The Department of Housing and Urban Development reported last week that the homelessness rate among veterans is at a 10-year low, as overall homelessness increased across the country. Some lawmakers and Department of Veterans Affairs officials have largely credited the decrease to the HUD-Veterans Affairs Supportive Housing Program, which helps veterans with rental assistance and VA support services.
Harris said more than 800,000 veterans and their families have used the HUD-VASH program since 2010, calling it one of the “most important resources for ending veteran homelessness” and saying the collaboration between nonprofits and multiple state and federal agencies makes eliminating veteran homelessness an attainable goal.
Nationally, the homeless population is up 3%, which HUD attributes to a ballooning crisis in California where homelessness increased 21% between 2018 and 2019. But the number of homeless veterans in the United States is down to 37,000, according to HUD. This is a decrease of 2% in the last year and a 50% decrease since 2010, said Hunter Kurtz, assistant secretary for Public and Indian Housing for HUD. Last year, about 8% of the homeless population were veterans.
But the program intended to help veterans find a place to live isn’t being used by thousands of potentially eligible former service members due to a lack of VA staff and skyrocketing costs of living in some parts of the country, according to Harris.
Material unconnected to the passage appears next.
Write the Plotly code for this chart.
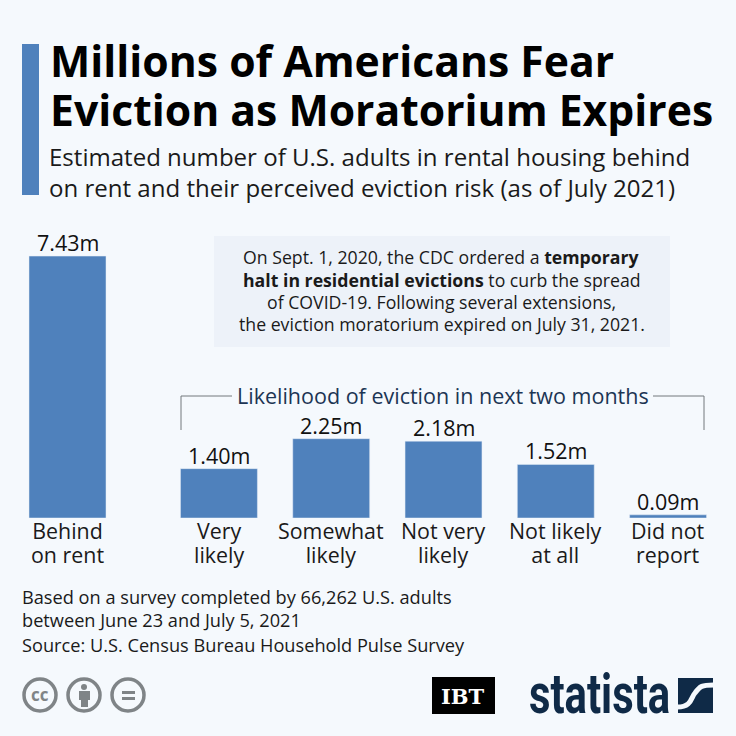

“One homeless veteran is one too many,” Rep. Mike Levin, D-Calif., said during the hearing. “Right now we are not good enough at identifying at-risk veterans and connecting them with services before they become homeless.”
The HUD-VASH program has more than 100,000 vouchers issued nationally right now, but 11,000 are not being used by a veteran. Of the 37,000 homeless former service members, nearly one-third of them can possibly find subsidized housing.
A roadblock with vouchers for some veterans is skyrocketing costs of living in some parts of the country, specifically urban areas, according to Harris.
“All over the country the vouchers are just not enough,” said Rep. Gus Bilirakis, R-Fla. “Veterans are having a hard time because it’s just not enough and they’re having a hard time paying for things like electricity. We’re very fortunate to have nonprofits kick-in.”
Harris said HUD is working to increase the number of federal subsidized living spaces, put a ceiling on rising rents and make the vouchers more useful. He also pointed to the VA being short staffed with case managers, which the department is seeking new ways to process homeless case work such as using contractors.
“One critical strategy [to ending veteran homelessness] is increasing the number of case managers,” Harris said. “Along with the lack of affordable housing, the lack of case workers is unquestionably the great limiting factors in voucher utilization.”